I stand by what I wrote and shared, including the watermarked images from a stock photo company for illustrative purposes, an image from Flickr, and screen captures of newspaper headlines on a related subject. I also quoted information that the individual had already made public themselves in statements to the press, and provided links to those relevant articles. As readers of my blog will know, I always try to credit the source of the information and images I share — and I did so in this instance. 

I am happy to remove an image or quotation, if requested to do so by the relevant rights holder or person concerned. 

For the avoidance of doubt, I have never made any money from my writing here at I write about technology and media law, and about legal careers more generally, because that’s what I am passionate about. I do so in the hopes that it may provide some interesting or helpful insight, not because I am trying to generate advertising revenue.

Thank you for your understanding.


Kelsey Farish


  • Greg B
    14.10.2018. / 13:48

    The subject, NF, is American, and attempted to massage out history while not legally being able to benefit from GDPR. She threatened lawyers on me, and refused an offer of buyout, then went to Alamy and probably did the same to them with New York lawyer in tow.

    I left Alamy, as their ethics left a somewhat putrid smell of merde in my nose.

    Partially sympathise all you like, there a shits in this world, and those who wipe the arse of them.

    Irony: when she does make it really big, the buyout will be far higher, but them again, I will probably just smear them all over the New York Post

  • Greg B
    14.10.2018. / 13:48

    PS your use of photos in the article almost certainly contravenes CDPA 1988 by unauthorised use of copyrighted imagery. Funny how a lawyer doesn’t give a toss about her own website being unlawful.

    • Kelsey Farish
      14.10.2018. / 13:48

      Hi Greg. I’m not sure why you’re accusing me of unauthorised use of copyright imagery. I credited the copyright owner of each of the photos – they are, in turn: (1) Alex Krook; (2) Alamy; (3) Alamy; (4) David Hartley; and (5) David Hartley. Furthermore, the use of the photos should be covered under the fair dealing exemption. If ever a copyrights holder contacted me and wanted the images to be removed, I would remove them from the page without hesitation.

      • Greg B
        14.10.2018. / 13:48

        Sadly, since your admitted and open use of copyrighted works is not directly making critique of the images you’ve seemingly appropriated, it would NOT fall under the ‘fair dealing’ guidelines in CDPA 1988. Furthermore, you appear to be making egregious use of work where it is qutie possible to contact the IP owner/s via their own websites to obtain written and informed explicit consent.
        Active use of Intellectual Property you have not generated in order to drive traffic to your blog is commonly known as ‘flagrant’ use and would in most cases introduce an immediate uplift to the fee.
        Additionally, where you’ve been made aware of the potential breach, the continued use is again somewhat flagrant, and indefensible in my opinion, and you should, therefore, immediately cease and desist.
        Alamy are NOT copyright owners, and stating this would demonstrate to me that you’re not entirely aware of the difference between Agent and IP owner/creator.

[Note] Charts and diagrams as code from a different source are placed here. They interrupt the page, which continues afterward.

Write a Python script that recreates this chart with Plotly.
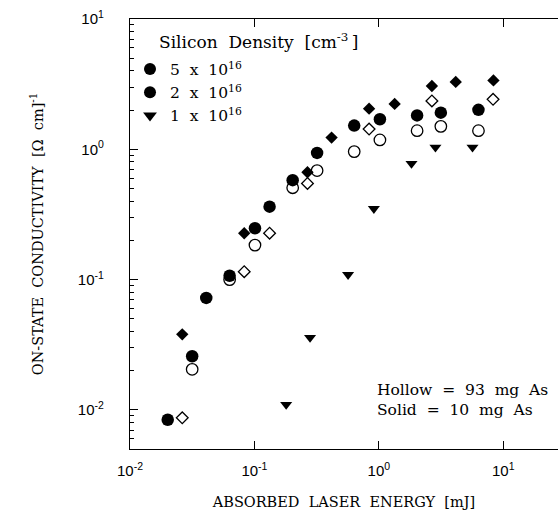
import plotly.graph_objects as go

# Solid = 10 mg As, Hollow = 93 mg As
dia_solid_x = [0.0263, 0.0828, 0.267, 0.417, 0.835, 1.34, 2.67, 4.15, 8.34]
dia_solid_y = [0.038, 0.227, 0.667, 1.23, 2.05, 2.23, 3.06, 3.29, 3.38]

dia_hollow_x = [0.0263, 0.0828, 0.1324, 0.267, 0.835, 2.67, 8.28]
dia_hollow_y = [0.0087, 0.115, 0.227, 0.547, 1.43, 2.35, 2.42]

circ_solid_x = [0.0201, 0.0316, 0.041, 0.0632, 0.101, 0.1324, 0.203, 0.319, 0.634, 1.02, 2.03, 3.15, 6.32]
circ_solid_y = [0.0084, 0.0258, 0.0724, 0.107, 0.248, 0.363, 0.58, 0.938, 1.52, 1.70, 1.82, 1.91, 2.01]

circ_hollow_x = [0.0316, 0.0632, 0.101, 0.203, 0.319, 0.634, 1.02, 2.03, 3.15, 6.32]
circ_hollow_y = [0.0205, 0.100, 0.184, 0.507, 0.687, 0.96, 1.18, 1.39, 1.50, 1.39]

tri_x = [0.18, 0.28, 0.566, 0.912, 1.83, 2.85, 5.66]
tri_y = [0.011, 0.0359, 0.109, 0.35, 0.778, 1.035, 1.035]

legend_labels = ["5 x 10<sup>16</sup>", "2 x 10<sup>16</sup>", "1 x 10<sup>16</sup>"]
legend_symbols = ["circle", "circle", "triangle-down"]

x_tickvals = [0.01, 0.1, 1, 10]
x_ticktext = ["10<sup>-2</sup>", "10<sup>-1</sup>", "10<sup>0</sup>", "10<sup>1</sup>"]
y_tickvals = [0.01, 0.1, 1, 10]
y_ticktext = ["10<sup>-2</sup>", "10<sup>-1</sup>", "10<sup>0</sup>", "10<sup>1</sup>"]
y_minor_vals = [m * d for d in [0.001, 0.01, 0.1, 1] for m in range(2, 10)]

serif = "DejaVu Serif"
sans = "Liberation Sans"
SP = " \u00a0"  # wide word spacing like the typewriter-style original


def wide(s):
    return s.replace(" ", SP)


fig = go.Figure()
line_k = dict(color="black", width=1.3)
fig.add_trace(go.Scatter(x=dia_solid_x, y=dia_solid_y, mode="markers", showlegend=False,
                         marker=dict(symbol="diamond", size=9.5, color="black", line=dict(width=0))))
fig.add_trace(go.Scatter(x=dia_hollow_x, y=dia_hollow_y, mode="markers", showlegend=False,
                         marker=dict(symbol="diamond-open", size=9, color="black", line=line_k)))
fig.add_trace(go.Scatter(x=circ_solid_x, y=circ_solid_y, mode="markers", showlegend=False,
                         marker=dict(symbol="circle", size=12.5, color="black", line=dict(width=0))))
fig.add_trace(go.Scatter(x=circ_hollow_x, y=circ_hollow_y, mode="markers", showlegend=False,
                         marker=dict(symbol="circle-open", size=11.5, color="black", line=line_k)))
fig.add_trace(go.Scatter(x=tri_x, y=tri_y, mode="markers", showlegend=False,
                         marker=dict(symbol="triangle-down", size=10.5, color="black", line=dict(width=0))))

for lab, sym in zip(legend_labels, legend_symbols):
    fig.add_trace(go.Scatter(x=[None], y=[None], mode="markers", name=wide(lab),
                             marker=dict(symbol=sym, size=12, color="black")))

fig.update_layout(
    template="none",
    width=558, height=515,
    margin=dict(l=130, r=0, t=19, b=66, autoexpand=False),
    paper_bgcolor="white", plot_bgcolor="white",
    font=dict(family=serif, size=15, color="black"),
    showlegend=True,
    legend=dict(x=0.0, y=0.922, xanchor="left", yanchor="top",
                bgcolor="rgba(0,0,0,0)", font=dict(family=serif, size=15.5),
                tracegroupgap=0, itemsizing="trace"),
    annotations=[
        dict(text=wide("Silicon Density [cm<sup>-3</sup>\u2009]"), xref="paper", yref="paper",
             x=(157 - 130) / 428, y=(449 - 41) / 430, xanchor="left", yanchor="middle",
             showarrow=False, font=dict(family=serif, size=17)),
        dict(text=wide("Hollow = 93 mg As") + "<br>" + wide("Solid = 10 mg As"), xref="paper", yref="paper",
             x=(375 - 130) / 428, y=(449 - 400) / 430, xanchor="left", yanchor="middle",
             align="left", showarrow=False, font=dict(family=serif, size=15.5)),
    ],
    yaxis2=dict(overlaying="y", side="right", type="log", range=[-2.3, 1.0],
                showgrid=False, zeroline=False, showline=False,
                ticks="inside", ticklen=7, tickwidth=1, tickcolor="black",
                tickvals=y_tickvals, showticklabels=False, automargin=False),
)

fig.update_xaxes(
    type="log", range=[-2, 1.44], automargin=False,
    showgrid=False, zeroline=False,
    showline=True, linecolor="black", linewidth=1.2, mirror="allticks",
    ticks="inside", ticklen=8, tickwidth=1, tickcolor="black",
    tickvals=x_tickvals, ticktext=x_ticktext,
    tickfont=dict(family=sans, size=15),
    ticklabelstandoff=8,
    title=dict(text=wide("ABSORBED LASER ENERGY [mJ]"), font=dict(family=serif, size=14.5), standoff=18),
)
fig.update_yaxes(
    selector=dict(overlaying=None),
    type="log", range=[-2.3, 1.0], automargin=False,
    showgrid=False, zeroline=False,
    showline=True, linecolor="black", linewidth=1.2, mirror=False,
    ticks="inside", ticklen=8, tickwidth=1, tickcolor="black",
    tickvals=y_tickvals, ticktext=y_ticktext,
    tickfont=dict(family=sans, size=15),
    ticklabelstandoff=22,
    minor=dict(ticks="inside", ticklen=4, tickwidth=1, tickcolor="black", showgrid=False,
               tickvals=y_minor_vals),
    title=dict(text=wide("ON-STATE CONDUCTIVITY [Ω cm]") + "<sup>-1</sup>",
               font=dict(family=serif, size=14.5), standoff=30),
)

fig.write_html("out.html", config={"displayModeBar": False},
               post_script="document.body.style.margin='0';document.body.style.overflow='hidden';")
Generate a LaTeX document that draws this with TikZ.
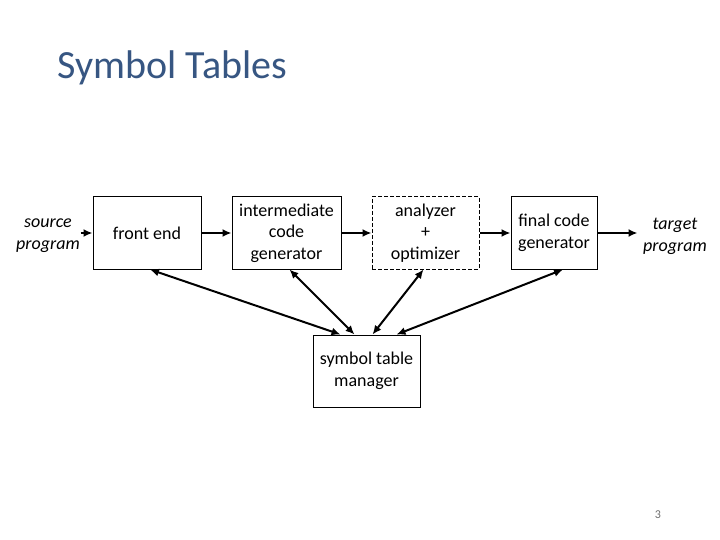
\documentclass[tikz,border=0pt]{standalone}
\usepackage{fontspec}
\setmainfont{Carlito}
\usetikzlibrary{arrows.meta}
\definecolor{titleblue}{RGB}{55,86,130}
\definecolor{pagegray}{RGB}{110,110,110}

\tikzset{
  stage/.style={draw, line width=1pt, minimum height=72pt, align=center,
    font=\fontsize{18}{21.5}\selectfont},
  ioname/.style={align=center, font=\fontsize{18}{22}\selectfont\itshape},
  flow/.style={line width=2pt, -{Latex[length=9pt,width=8pt]}},
  link/.style={line width=2pt, {Latex[length=9pt,width=8pt]}-{Latex[length=9pt,width=8pt]}}
}

\begin{document}
\begin{tikzpicture}[x=1pt, y=-1pt]

% Page
\useasboundingbox (0,0) rectangle (720,540);
\fill[white] (0,0) rectangle (720,540);

% Title
\node[anchor=west, text=titleblue, font=\fontsize{40}{46}\selectfont] (title) at (54,68) {Symbol Tables};

% Stages
\node[stage, minimum width=108pt] (front) at (147,233) {front end};
\node[stage, minimum width=109pt] (icg) at (286.5,233) {intermediate\\code\\generator};
\node[stage, minimum width=107pt, dashed, dash pattern=on 4pt off 2pt] (opt) at (425.5,233) {analyzer\\+\\optimizer};
\node[stage, minimum width=86pt] (fcg) at (554,233) {final code\\generator};
\node[stage, minimum width=107pt] (stm) at (366.5,371) {symbol table\\manager};

% Input and output
\node[ioname] (src) at (48,236) {source\\program};
\node[ioname] (tgt) at (675,236) {target\\program};

% Main flow
\draw[flow] ([xshift=-12pt]front.west) -- (front.west);
\draw[flow] (front) -- (icg);
\draw[flow] (icg) -- (opt);
\draw[flow] (opt) -- (fcg);
\draw[flow] (fcg.east) -- ([xshift=40pt]fcg.east);

% Links to the symbol table manager
\draw[link] ([xshift=3pt]front.south) -- ([xshift=-26pt]stm.north);
\draw[link] ([xshift=3pt]icg.south) -- ([xshift=-12pt]stm.north);
\draw[link] ([xshift=-2pt]opt.south) -- ([xshift=6pt]stm.north);
\draw[link] ([xshift=9pt]fcg.south) -- ([xshift=30pt]stm.north);

% Page number
\node[text=pagegray, font=\fontsize{12}{14}\selectfont] (pnum) at (658,515) {3};

\end{tikzpicture}
\end{document}
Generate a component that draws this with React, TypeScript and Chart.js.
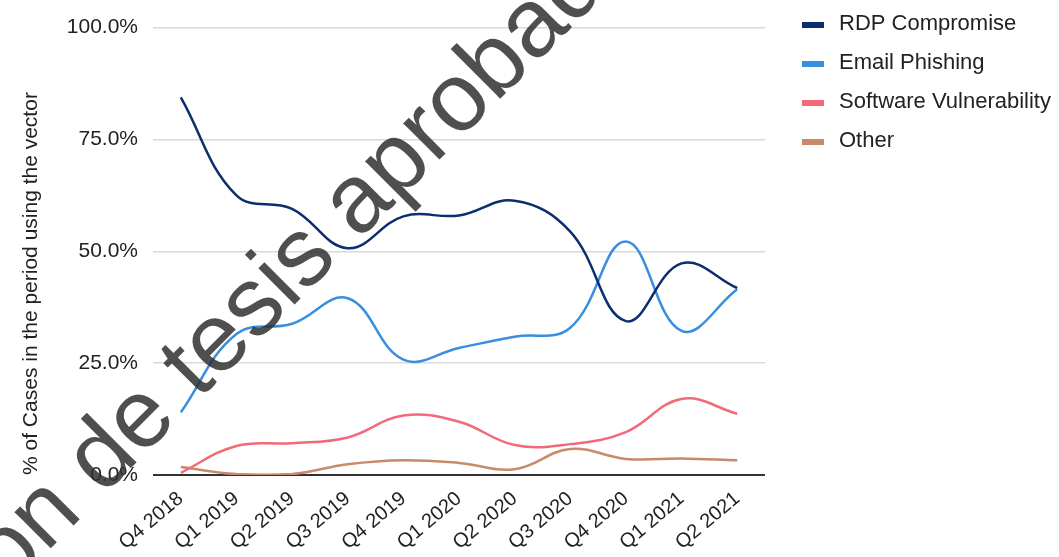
import React, { useEffect, useRef } from "react";
import { Chart, registerables } from "chart.js";

Chart.register(...registerables);

const quarters = [
  "Q4 2018", "Q1 2019", "Q2 2019", "Q3 2019", "Q4 2019", "Q1 2020",
  "Q2 2020", "Q3 2020", "Q4 2020", "Q1 2021", "Q2 2021",
];
const rdpCompromise = [84.4, 62.5, 59.5, 50.7, 57.8, 58.0, 61.3, 54.4, 34.4, 47.3, 41.8];
const emailPhishing = [14.0, 31.5, 33.8, 39.5, 25.8, 28.4, 30.9, 32.9, 52.2, 32.2, 41.5];
const softwareVulnerability = [0.5, 6.5, 7.1, 8.4, 13.3, 11.9, 6.7, 6.9, 9.6, 17.0, 13.7];
const otherVector = [1.8, 0.2, 0.2, 2.4, 3.3, 2.7, 1.3, 5.8, 3.6, 3.7, 3.3];
const yTicks = [0, 25, 50, 75, 100];

const seriesNames = ["RDP Compromise", "Email Phishing", "Software Vulnerability", "Other"];
const seriesColors = ["#0b2e6f", "#3a8ee0", "#f06a78", "#c98a6c"];
const seriesValues = [rdpCompromise, emailPhishing, softwareVulnerability, otherVector];

const watermarkText = "ción de tesis aprobada";
const FONT = "'Liberation Sans', Arial, sans-serif";

// Legend drawn to the right of the plot area: short colour bar + label
const sideLegend = {
  id: "sideLegend",
  afterDraw(chart: any) {
    const { ctx } = chart;
    ctx.save();
    ctx.font = `22px ${FONT}`;
    ctx.textBaseline = "middle";
    ctx.textAlign = "left";
    chart.data.datasets.forEach((ds: any, i: number) => {
      const y = 25 + i * 39;
      ctx.fillStyle = ds.borderColor;
      ctx.fillRect(802, y - 3, 22, 6);
      ctx.fillStyle = "#222";
      ctx.fillText(ds.label, 839, y - 1);
    });
    ctx.restore();
  },
};

// Diagonal watermark across the plot
const watermark = {
  id: "watermark",
  afterDraw(chart: any) {
    const { ctx } = chart;
    ctx.save();
    ctx.font = `97px ${FONT}`;
    ctx.fillStyle = "rgba(48,48,48,0.85)";
    ctx.textBaseline = "alphabetic";
    ctx.translate(137, 462);
    ctx.rotate(-Math.PI / 4);
    const x0 = -ctx.measureText("ción d").width + 6;
    ctx.fillText(watermarkText, x0, 0);
    ctx.restore();
  },
};

export default function App() {
  const ref = useRef<HTMLCanvasElement>(null);

  useEffect(() => {
    if (!ref.current) return;
    const chart = new Chart(ref.current, {
      type: "line",
      data: {
        labels: quarters,
        datasets: seriesNames.map((name, i) => ({
          label: name,
          data: seriesValues[i],
          borderColor: seriesColors[i],
          backgroundColor: seriesColors[i],
          borderWidth: 2.5,
          pointRadius: 0,
          tension: 0.4,
          fill: false,
        })),
      },
      options: {
        animation: false,
        responsive: false,
        layout: { padding: { left: 0, right: 294, top: 24, bottom: 0 } },
        plugins: { legend: { display: false }, tooltip: { enabled: false } },
        scales: {
          x: {
            offset: true,
            grid: { display: false },
            border: { display: false },
            afterFit: (s: any) => { s.height = 82; },
            ticks: {
              minRotation: 40,
              maxRotation: 40,
              padding: 4,
              color: "#222",
              font: { family: FONT, size: 20 },
            },
          },
          y: {
            min: 0,
            max: 100,
            afterFit: (s: any) => { s.width = 153; },
            afterBuildTicks: (s: any) => { s.ticks = yTicks.map((v) => ({ value: v })); },
            border: { display: false },
            grid: {
              drawTicks: false,
              color: (c: any) => (c.tick && c.tick.value === 0 ? "#333" : "#d9d9d9"),
              lineWidth: (c: any) => (c.tick && c.tick.value === 0 ? 2 : 1.5),
            },
            ticks: {
              padding: 15,
              color: "#222",
              font: { family: FONT, size: 21 },
              callback: (v: any) => `${Number(v).toFixed(1)}%`,
            },
            title: {
              display: true,
              text: "% of Cases in the period using the vector",
              align: "start",
              color: "#222",
              font: { family: FONT, size: 21 },
              padding: { top: 19, bottom: 0 },
            },
          },
        },
      },
      plugins: [sideLegend, watermark],
    });
    return () => chart.destroy();
  }, []);

  return (
    <div style={{ position: "fixed", left: 0, top: 0, width: 1059, height: 557, background: "#fff" }}>
      <canvas ref={ref} width={1059} height={557} />
    </div>
  );
}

        It’s somewhat ironic that a purported professional is commenting on rights use where the full circumstances(of the news report) are unclear to the writer, that the images used are not actually the images in question – ,merely representative ones to fill space, and the writer is embarassingly unclear about the differentiation between an Agency and an IP originator.

        PS I hereby withdraw my consent for you to use my words or quotes in relation to this article. You are not to make use of my speech in any way, shape or form.
        Furthermore you are not to name me in person directly or indirectly, and are legally required to exicise all use of my name from this site and any other references you hold.
        GDPR that.

      • Kelsey Farish
        14.10.2018. / 13:48

        Greg, out of courtesy to you I am happy to remove all references to you in this article, which I have done.

        I would, however, like to point out that the Alamy image does state that it is from 1968 in the first instance. The second photograph says directly beneath it, “An Alamy stock image of Oxford University Trashing celebrations. Note: THIS IS NOT ONE OF THE SUBJECT PHOTOGRAPHS.” As such, I do not think it is fair to state that it is “unclear to the writer, that the images used are not actually the images in question”. Furthermore, I was only quoting what was mentioned in the Press Gazette, with a direct link to the relevant article.

        Furthermore, as this has clearly upset you (and to be honest, I am somewhat concerned by your tone) I will be deleting this post in its entirety, shortly.